Colonel Richard Johnson's task in conflict with Tecumseh was much longer, bloodier, and more difficult, though no bolder, than his brother's vanquishing the English. Whether with his own hand he killed the Indian chieftain is among the disputed occurrences of a conflict in which his conduct requires no additional celebrity. He was repeatedly shot, and desperately wounded..

The battle of the Thames was our first regular and considerable victory. I have not attempted to describe its professional, or indeed particular, features; that having been done by so many others. Truth, always difficult of attainment, is hardly a rudiment of narration when involving personal animosities and vanities, exacerbated by national prejudices. In fact, no one person witnesses much of most battles, but must be content with various reports from others. Hence the English proverb that falsehood glares on every French bulletin.. The result of the Northwestern campaign was to relieve great regions from English power and Indian devastation.

[Ingersoll proceeds to say, in justice to English soldiers, "Thousands of hard- fought fields in every quarter and with every people of the world, by land and sea, attest the stubborn valor of British troops. No history can deny their characteristic courage and fortitude. But English murderers and thieves became cowards in Canada; hard words, but true. To save themselves from retaliation, and their ill-got plunder from recapture, they laid down their arms to an inferior force of raw troops, while their commander fled in the first moment of encounter."

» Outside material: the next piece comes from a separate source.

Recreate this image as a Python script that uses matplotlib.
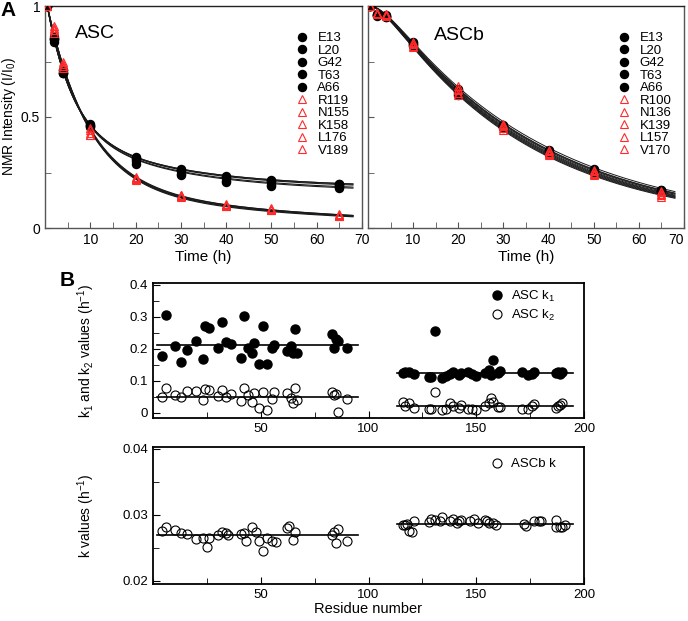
import numpy as np
import matplotlib
matplotlib.use("Agg")
import matplotlib.pyplot as plt
from matplotlib.ticker import MultipleLocator

plt.rcParams['font.family'] = ['Liberation Sans', 'DejaVu Sans']
plt.rcParams['mathtext.default'] = 'regular'

# ---------------- Panel A data ----------------
time_h = [0.5, 2, 4, 10, 20, 30, 40, 50, 65]

asc_black_labels = ['E13', 'L20', 'G42', 'T63', 'A66']
asc_black = [
    [1, 0.85, 0.70, 0.47, 0.32, 0.265, 0.235, 0.215, 0.20],
    [1, 0.84, 0.70, 0.46, 0.31, 0.255, 0.225, 0.21, 0.195],
    [1, 0.85, 0.71, 0.465, 0.315, 0.26, 0.23, 0.21, 0.20],
    [1, 0.86, 0.71, 0.46, 0.29, 0.24, 0.205, 0.19, 0.18],
    [1, 0.85, 0.70, 0.455, 0.30, 0.245, 0.21, 0.195, 0.185],
]
asc_red_labels = ['R119', 'N155', 'K158', 'L176', 'V189']
asc_red = [
    [1, 0.90, 0.74, 0.43, 0.225, 0.145, 0.105, 0.085, 0.06],
    [1, 0.89, 0.73, 0.42, 0.22, 0.15, 0.11, 0.09, 0.065],
    [1, 0.88, 0.72, 0.44, 0.22, 0.14, 0.10, 0.08, 0.055],
    [1, 0.91, 0.75, 0.45, 0.23, 0.15, 0.10, 0.085, 0.06],
    [1, 0.89, 0.73, 0.42, 0.215, 0.145, 0.105, 0.08, 0.055],
]
# fitted curve parameters (a, k1, b, k2, c)
asc_black_fit = [
    (0.55, 0.18, 0.27, 0.04, 0.18),
    (0.55, 0.18, 0.275, 0.04, 0.175),
    (0.55, 0.18, 0.27, 0.04, 0.18),
    (0.55, 0.18, 0.29, 0.04, 0.16),
    (0.55, 0.18, 0.285, 0.04, 0.165),
]
asc_red_fit = [
    (0.81, 0.11, 0.19, 0.019, 0.0),
    (0.80, 0.11, 0.20, 0.019, 0.0),
    (0.82, 0.11, 0.18, 0.018, 0.0),
    (0.81, 0.11, 0.19, 0.018, 0.0),
    (0.82, 0.11, 0.18, 0.019, 0.0),
]

ascb_black_labels = ['E13', 'L20', 'G42', 'T63', 'A66']
ascb_black = [
    [1, 0.96, 0.955, 0.83, 0.62, 0.46, 0.345, 0.26, 0.165],
    [1, 0.955, 0.95, 0.835, 0.61, 0.455, 0.34, 0.255, 0.17],
    [1, 0.96, 0.96, 0.84, 0.625, 0.465, 0.35, 0.265, 0.17],
    [1, 0.965, 0.955, 0.82, 0.60, 0.45, 0.335, 0.25, 0.16],
    [1, 0.96, 0.95, 0.825, 0.615, 0.46, 0.34, 0.255, 0.165],
]
ascb_red_labels = ['R100', 'N136', 'K139', 'L157', 'V170']
ascb_red = [
    [1, 0.97, 0.965, 0.84, 0.64, 0.47, 0.35, 0.26, 0.165],
    [1, 0.965, 0.96, 0.83, 0.60, 0.44, 0.33, 0.24, 0.15],
    [1, 0.97, 0.96, 0.82, 0.62, 0.46, 0.34, 0.25, 0.16],
    [1, 0.965, 0.955, 0.815, 0.61, 0.45, 0.335, 0.245, 0.14],
    [1, 0.97, 0.965, 0.835, 0.625, 0.465, 0.345, 0.255, 0.155],
]
# ASCb fit parameters (amplitude, k, fast lag rate)
ascb_fit = [(1.10, 0.0282, 0.3), (1.10, 0.0288, 0.3), (1.10, 0.0293, 0.3),
            (1.10, 0.0297, 0.3), (1.10, 0.0300, 0.3), (1.10, 0.0303, 0.3),
            (1.10, 0.0306, 0.3), (1.10, 0.0309, 0.3), (1.10, 0.0312, 0.3),
            (1.10, 0.0290, 0.3)]

# ---------------- Panel B data ----------------
asc_res = [4, 6, 10, 13, 16, 20, 23, 24, 26, 30, 32, 34, 36, 41, 42, 44, 46, 47,
           49, 51, 53, 55, 56, 62, 64, 65, 66, 67, 83, 84, 85, 86, 90,
           116, 117, 119, 121, 128, 129, 131, 134, 136, 138, 139, 142, 143, 146,
           148, 150, 154, 156, 157, 158, 160, 161, 171, 174, 176, 177, 187, 188,
           189, 190]
asc_k1 = [0.178, 0.306, 0.209, 0.160, 0.195, 0.223, 0.168, 0.272, 0.265, 0.202,
          0.282, 0.220, 0.215, 0.171, 0.301, 0.202, 0.186, 0.218, 0.152, 0.272,
          0.153, 0.202, 0.212, 0.192, 0.207, 0.188, 0.261, 0.188, 0.246, 0.202,
          0.230, 0.223, 0.202,
          0.124, 0.126, 0.128, 0.122, 0.113, 0.112, 0.256, 0.108, 0.115, 0.122,
          0.129, 0.118, 0.124, 0.129, 0.122, 0.114, 0.124, 0.134, 0.119, 0.166,
          0.124, 0.132, 0.126, 0.119, 0.120, 0.126, 0.124, 0.126, 0.122, 0.129]
asc_k2 = [0.049, 0.077, 0.056, 0.049, 0.069, 0.067, 0.041, 0.074, 0.071, 0.053,
          0.070, 0.049, 0.059, 0.038, 0.077, 0.056, 0.035, 0.062, 0.015, 0.064,
          0.009, 0.043, 0.064, 0.061, 0.046, 0.030, 0.077, 0.041, 0.064, 0.056,
          0.058, 0.002, 0.043,
          0.035, 0.020, 0.030, 0.015, 0.012, 0.012, 0.065, 0.008, 0.012, 0.032,
          0.022, 0.015, 0.025, 0.012, 0.012, 0.010, 0.020, 0.032, 0.046, 0.035,
          0.018, 0.018, 0.012, 0.012, 0.022, 0.028, 0.015, 0.020, 0.025, 0.030]
asc_k1_means = [0.213, 0.123]
asc_k2_means = [0.051, 0.020]
segments = [(2, 95), (113, 195)]

ascb_res = [4, 6, 10, 13, 16, 20, 23, 25, 26, 30, 32, 34, 35, 41, 42, 43, 46, 48,
            49, 51, 53, 55, 57, 62, 63, 65, 66, 83, 84, 86, 85, 90,
            116, 117, 118, 119, 120, 121, 128, 129, 131, 133, 134, 138, 139, 141,
            142, 143, 147, 149, 151, 154, 155, 156, 158, 159, 172, 173, 177, 179,
            180, 187, 187, 189, 190, 191]
ascb_k = [0.02758, 0.02808, 0.02773, 0.02722, 0.02707, 0.02636, 0.02646, 0.02505,
          0.02646, 0.02687, 0.02747, 0.02722, 0.02687, 0.02707, 0.02722, 0.02606,
          0.02808, 0.02737, 0.02596, 0.02444, 0.02646, 0.02596, 0.02586, 0.02798,
          0.02823, 0.02621, 0.02737, 0.02697, 0.02737, 0.02788, 0.02571, 0.02606,
          0.02848, 0.0284, 0.0286, 0.0275, 0.0274, 0.0290, 0.0289, 0.0293, 0.0292,
          0.0291, 0.0296, 0.0290, 0.0293, 0.0288, 0.0290, 0.0292, 0.0290, 0.0293,
          0.0287, 0.0292, 0.0290, 0.0288, 0.0288, 0.0284, 0.0286, 0.0283, 0.0291,
          0.0290, 0.0290, 0.0292, 0.0282, 0.0281, 0.0282, 0.0285]
ascb_k_means = [0.0269, 0.0286]

# ---------------- figure ----------------
W, H = 688, 621
fig = plt.figure(figsize=(W / 100, H / 100), dpi=100)

def px_axes(l, t, r, b):
    return fig.add_axes([l / W, 1 - b / H, (r - l) / W, (b - t) / H])

axA1 = px_axes(45, 6, 362, 228)
axA2 = px_axes(368, 6, 684, 228)
axB1 = px_axes(153, 283, 584, 418)
axB2 = px_axes(153, 447, 584, 584)

tt = np.linspace(0.5, 68, 300)
line_col = '#1a1a1a'

def style_top(ax):
    ax.set_xlim(0, 70)
    ax.set_ylim(0, 1)
    ax.xaxis.set_major_locator(MultipleLocator(10))
    ax.xaxis.set_minor_locator(MultipleLocator(5))
    ax.yaxis.set_major_locator(MultipleLocator(0.5))
    ax.yaxis.set_minor_locator(MultipleLocator(0.25))
    ax.tick_params(which='both', direction='in', labelsize=10, color='#555')
    ax.tick_params(which='major', length=4)
    ax.tick_params(which='minor', length=4)
    for s in ax.spines.values():
        s.set_color('#555')
        s.set_linewidth(1.0)
    ax.spines['top'].set_color('#222')
    ax.set_xticks([10, 20, 30, 40, 50, 60, 70])
    ax.set_xlabel('Time (h)', fontsize=11, labelpad=2)

legend_kw = dict(loc='upper left', frameon=False, fontsize=9.5, handlelength=0.8,
                 handletextpad=0.75, labelspacing=0.02, borderpad=0,
                 borderaxespad=0)

# ASC panel
for (a, k1, b, k2, c) in asc_black_fit + asc_red_fit:
    yy = a * np.exp(-k1 * (tt - 0.5)) + b * np.exp(-k2 * (tt - 0.5)) + c
    axA1.plot(tt, yy, color=line_col, lw=0.8, zorder=1)
for lab, vals in zip(asc_black_labels, asc_black):
    axA1.plot(time_h, vals, 'o', color='black', ms=5.8, label=lab, zorder=3)
for lab, vals in zip(asc_red_labels, asc_red):
    axA1.plot(time_h, vals, '^', mfc='none', mec='#ff2a2a', mew=0.8, ms=5.5,
              label=lab, zorder=4)
style_top(axA1)
axA1.set_yticks([0, 0.5, 1])
axA1.set_yticklabels(['0', '0.5', '1'])
axA1.set_ylabel('NMR Intensity (I/I$_0$)', fontsize=10)
axA1.yaxis.set_label_coords(-0.085, 0.5)
axA1.text(0.093, 0.875, 'ASC', transform=axA1.transAxes, fontsize=14, va='center')
axA1.legend(bbox_to_anchor=(0.795, 0.882), **legend_kw)

# ASCb panel
for (A, k, kf) in ascb_fit:
    yy = A * np.exp(-k * (tt - 0.5)) - (A - 1) * np.exp(-kf * (tt - 0.5))
    axA2.plot(tt, yy, color=line_col, lw=0.7, zorder=1)
for lab, vals in zip(ascb_black_labels, ascb_black):
    axA2.plot(time_h, vals, 'o', color='black', ms=5.8, label=lab, zorder=3)
for lab, vals in zip(ascb_red_labels, ascb_red):
    axA2.plot(time_h, vals, '^', mfc='none', mec='#ff2a2a', mew=0.8, ms=5.5,
              label=lab, zorder=4)
style_top(axA2)
axA2.set_yticklabels([])
for lbl in axA2.get_xticklabels():
    if lbl.get_text() == '70':
        lbl.set_horizontalalignment('right')
axA2.text(0.21, 0.865, 'ASCb', transform=axA2.transAxes, fontsize=14, va='center')
axA2.legend(bbox_to_anchor=(0.795, 0.882), **legend_kw)

# Panel B
def style_b(ax):
    ax.set_xlim(0, 200)
    ax.xaxis.set_major_locator(MultipleLocator(50))
    ax.xaxis.set_minor_locator(MultipleLocator(25))
    ax.tick_params(which='both', direction='in', labelsize=9.5)
    ax.tick_params(which='major', length=5)
    ax.tick_params(which='minor', length=4)
    for s in ax.spines.values():
        s.set_linewidth(1.3)
    ax.set_xticks([50, 100, 150, 200])

for (x0, x1), m in zip(segments, asc_k1_means):
    axB1.plot([x0, x1], [m, m], color='black', lw=1.2, zorder=1)
for (x0, x1), m in zip(segments, asc_k2_means):
    axB1.plot([x0, x1], [m, m], color='black', lw=1.2, zorder=1)
axB1.plot(asc_res, asc_k1, 'o', color='black', ms=6.5, label='ASC k$_1$', zorder=3)
axB1.plot(asc_res, asc_k2, 'o', mfc='none', mec='black', mew=0.8, ms=6.5,
          label='ASC k$_2$', zorder=3)
style_b(axB1)
axB1.set_ylim(-0.016, 0.405)
axB1.yaxis.set_major_locator(MultipleLocator(0.1))
axB1.yaxis.set_minor_locator(MultipleLocator(0.05))
axB1.set_yticks([0, 0.1, 0.2, 0.3, 0.4])
axB1.set_yticklabels(['0', '0.1', '0.2', '0.3', '0.4'])
axB1.set_ylabel('k$_1$ and k$_2$ values (h$^{-1}$)', fontsize=10)
axB1.yaxis.set_label_coords(-0.13, 0.5)
axB1.legend(loc='upper left', bbox_to_anchor=(0.785, 0.955), frameon=False,
            fontsize=9.5, handlelength=0.8, handletextpad=0.7, labelspacing=0.25,
            borderpad=0, borderaxespad=0)

for (x0, x1), m in zip(segments, ascb_k_means):
    axB2.plot([x0, x1], [m, m], color='black', lw=1.2, zorder=1)
axB2.plot(ascb_res, ascb_k, 'o', mfc='none', mec='black', mew=0.8, ms=6.5,
          label='ASCb k', zorder=3)
style_b(axB2)
axB2.set_ylim(0.0195, 0.0403)
axB2.yaxis.set_major_locator(MultipleLocator(0.01))
axB2.yaxis.set_minor_locator(MultipleLocator(0.005))
axB2.set_yticks([0.02, 0.03, 0.04])
axB2.set_yticklabels(['0.02', '0.03', '0.04'])
axB2.set_ylabel('k values (h$^{-1}$)', fontsize=10)
axB2.yaxis.set_label_coords(-0.13, 0.5)
axB2.set_xlabel('Residue number', fontsize=10.5, labelpad=1)
axB2.legend(loc='upper left', bbox_to_anchor=(0.785, 0.92), frameon=False,
            fontsize=9.5, handlelength=0.8, handletextpad=0.7,
            borderpad=0, borderaxespad=0)

fig.text(0.0, 1 - 1 / H, 'A', fontsize=15, fontweight='bold', va='top', ha='left')
fig.text(60 / W, 1 - 271 / H, 'B', fontsize=15, fontweight='bold', va='top', ha='left')

fig.savefig('out.png', dpi=100)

During the period of the events above related, an Indian war was taking place in the South which was attended with the ordinary barbarities of such outbreaks. Tecumseh, the bitter foe of the Americans and the head of the great Indian confederacy of the North, had used his influence to stir up the Southern tribes to war. His efforts proved successful with the Creeks, who took up the hatchet and made a sudden assault upon the settlements. Fort Mimms, in Alabama, in which many families of settlers had collected for safety, was taken by surprise, and its inmates, numbering nearly three hundred men, women, and children, were massacred with the usual cruelty of the Indians. General Andrew Jackson, the commander of the Tennessee militia, immediately marched into the Creek country, and a series of battles commenced which ended in the complete subjection of the savages. General Coffee, with nine hundred men, surrounded a body of Indians at Tallusahatchee, and killed about two hundred, not a warrior escaping. The battles of Talladega, Autosse, Emucfau, and others followed, with defeat to the Indians, though with much loss to the Americans. The last fight took place at the Horse-Shoe Bend of the Tallapoosa. Here the Indian fort was carried by assault, and the Indians, seeing no way of escape, continued to fight until nearly all were slain. This broke the power of the Creeks, and they soon after submitted to the whites.]